» Task to complete
Write the lines out again, from the top of the material to the line containing "const startAngle = 90;", pictures excluded.

» Raw data
════
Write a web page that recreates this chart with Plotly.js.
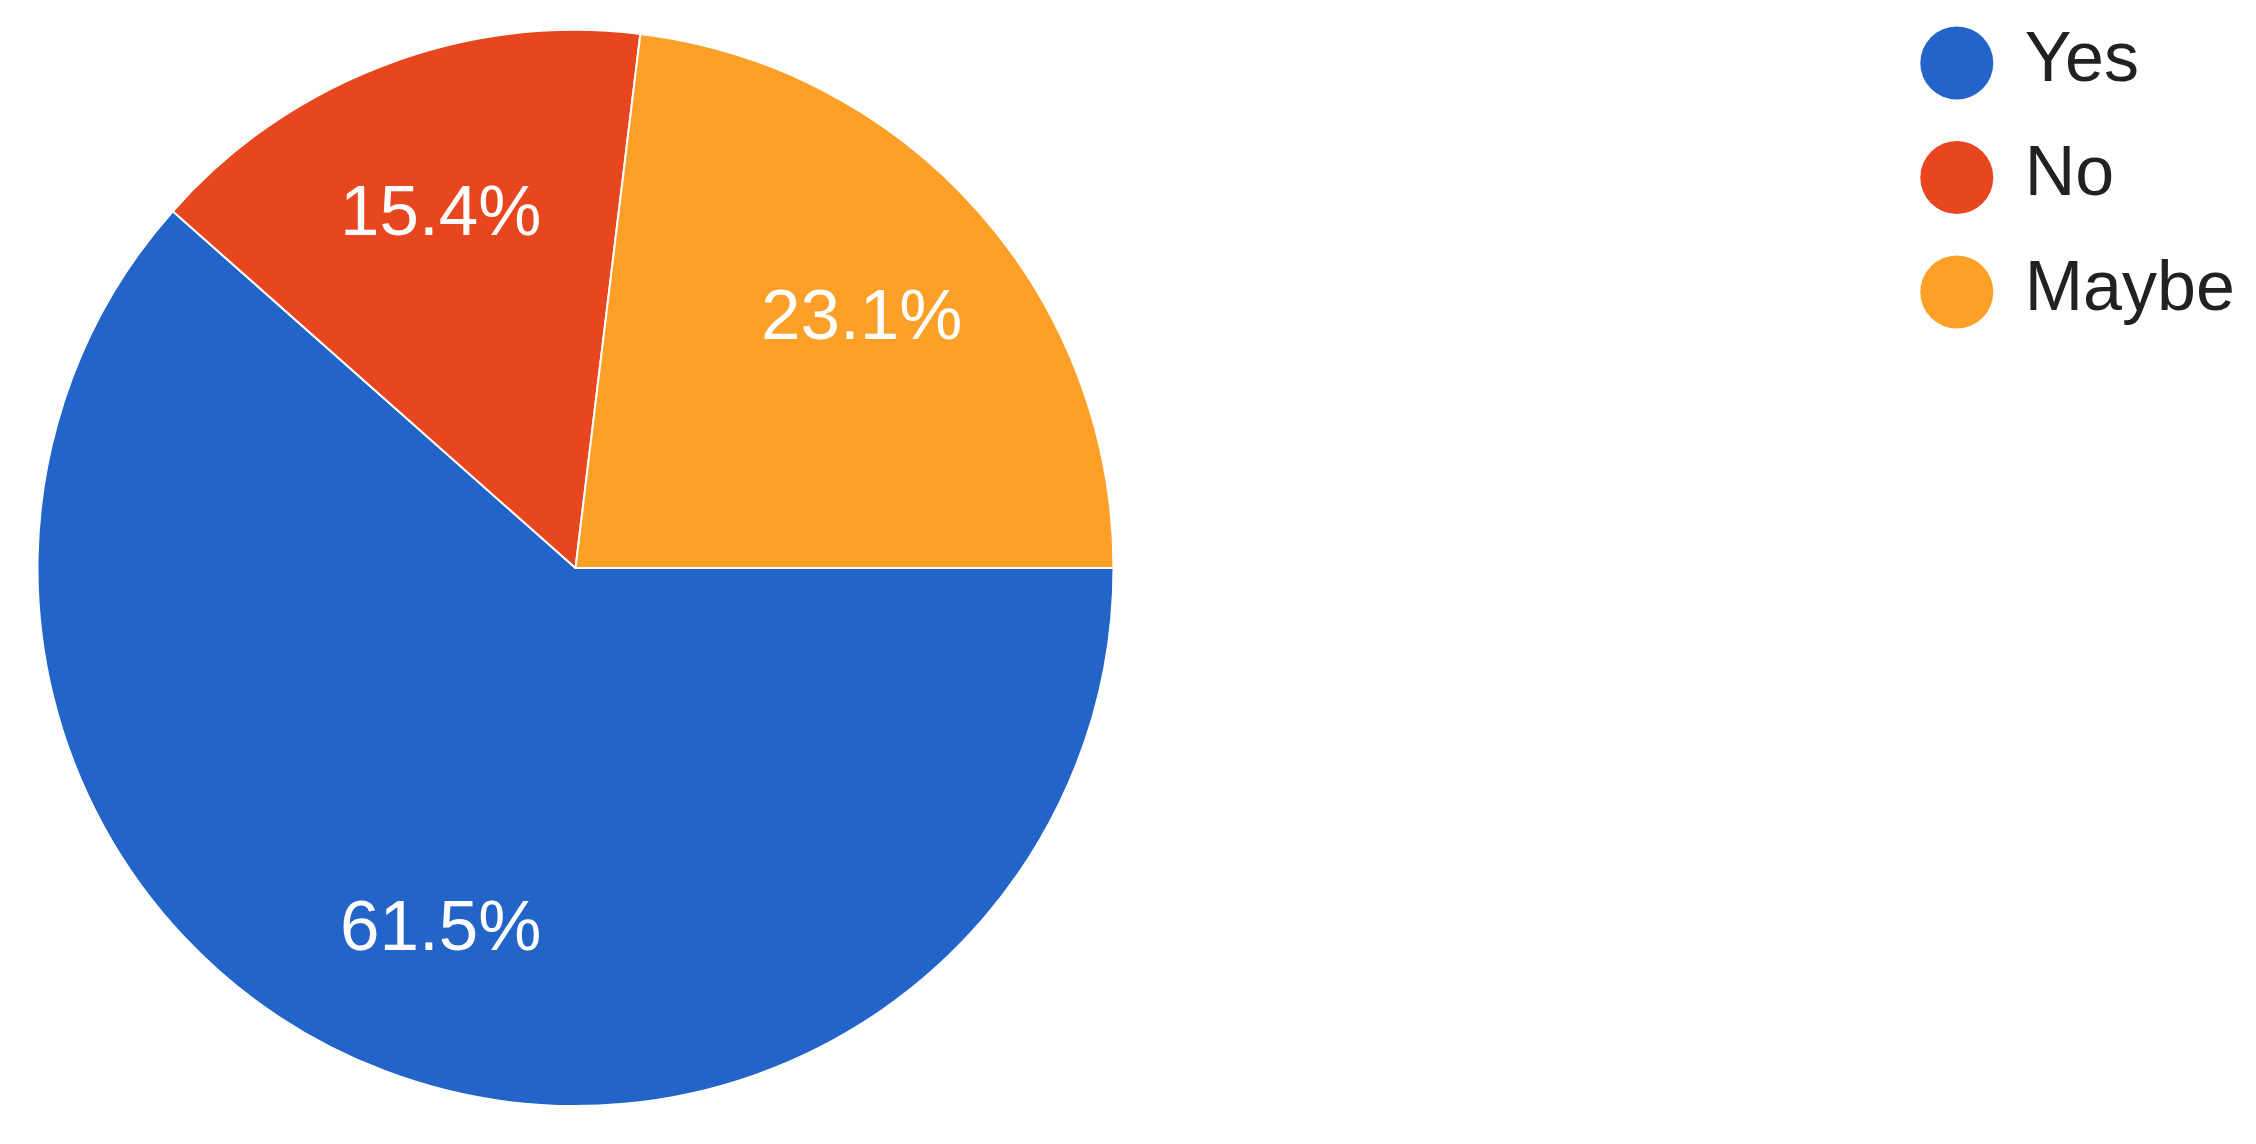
<!DOCTYPE html>
<html>
<head>
<meta charset="utf-8">
<script src="https://cdn.plot.ly/plotly-3.0.1.min.js"></script>
<style>
  html, body { margin: 0; padding: 0; background: #fff; }
</style>
</head>
<body>
<div id="chart" style="width:2256px;height:1144px"></div>
<script>
const answers = ["Yes", "No", "Maybe"];
const counts = [8, 2, 3];
const sliceColors = ["#2264c8", "#e8461f", "#fe9f28"];

const W = 2256, H = 1144;
const margin = { l: 0, r: 0, t: 30, b: 38 };
const plotH = H - margin.t - margin.b;
const cx = 575.5;        // pie centre, px
const R = plotH / 2;     // pie radius, px
const startAngle = 90;   // first slice starts at 3 o'clock

const total = counts.reduce((a, b) => a + b, 0);
const shares = counts.map(c => c / total * 100);

// percentage labels: placed at 71% of the radius on each slice's mid angle
let angle = startAngle;
const labelNotes = counts.map((c, i) => {
    const sweep = c / total * 360;
    const mid = (angle + sweep / 2) * Math.PI / 180;
    angle += sweep;
    return {
        xref: "paper", yref: "paper",
        xanchor: "center", yanchor: "middle",
        x: (cx + 0.71 * R * Math.sin(mid)) / W,
        y: 0.5 + 0.71 * 0.5 * Math.cos(mid),
        text: shares[i].toFixed(1) + "%",
        showarrow: false,
        font: { family: "Arial, 'Liberation Sans', sans-serif", size: 71, color: "#ffffff" }
    };
});

const pie = {
    type: "pie",
    values: counts,
    labels: answers,
    sort: false,
    direction: "clockwise",
    rotation: startAngle,
    marker: {
        colors: sliceColors,
        line: { color: "#ffffff", width: 2 }
    },
    textinfo: "none",
    hoverinfo: "label+percent",
    showlegend: false,
    domain: { x: [(cx - R) / W, (cx + R) / W], y: [0, 1] }
};

// legend drawn as circles + labels on a hidden axis pair (1 x-unit = 1 px)
const legendDots = {
    type: "scatter",
    mode: "markers",
    x: answers.map(() => 152),
    y: answers.map((_, i) => i),
    marker: { size: 73, color: sliceColors, line: { width: 0 } },
    hoverinfo: "skip",
    showlegend: false,
    cliponaxis: false
};

const legendText = {
    type: "scatter",
    mode: "text",
    x: answers.map(() => 220),
    y: answers.map((_, i) => i),
    text: answers,
    textposition: "middle right",
    textfont: { family: "Arial, 'Liberation Sans', sans-serif", size: 70, color: "#212121" },
    hoverinfo: "skip",
    showlegend: false,
    cliponaxis: false
};

// legend rows sit 114.5 px apart, first row centre at y = 63 px
const rowTop = (margin.t - 63) / 114.5;
const rowBottom = (H - margin.b - 63) / 114.5;

const layout = {
    width: W,
    height: H,
    margin: margin,
    paper_bgcolor: "#ffffff",
    plot_bgcolor: "rgba(0,0,0,0)",
    showlegend: false,
    xaxis: { domain: [0.8, 1], range: [0, 451.2], visible: false, fixedrange: true },
    yaxis: { domain: [0, 1], range: [rowBottom, rowTop], visible: false, fixedrange: true },
    annotations: labelNotes
};

Plotly.newPlot("chart", [pie, legendDots, legendText], layout, { displayModeBar: false });
</script>
</body>
</html>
════
» Correct response
Write a web page that recreates this chart with Plotly.js.
<!DOCTYPE html>
<html>
<head>
<meta charset="utf-8">
<script src="https://cdn.plot.ly/plotly-3.0.1.min.js"></script>
<style>
  html, body { margin: 0; padding: 0; background: #fff; }
</style>
</head>
<body>
<div id="chart" style="width:2256px;height:1144px"></div>
<script>
const answers = ["Yes", "No", "Maybe"];
const counts = [8, 2, 3];
const sliceColors = ["#2264c8", "#e8461f", "#fe9f28"];

const W = 2256, H = 1144;
const margin = { l: 0, r: 0, t: 30, b: 38 };
const plotH = H - margin.t - margin.b;
const cx = 575.5;        // pie centre, px
const R = plotH / 2;     // pie radius, px
const startAngle = 90;   // first slice starts at 3 o'clock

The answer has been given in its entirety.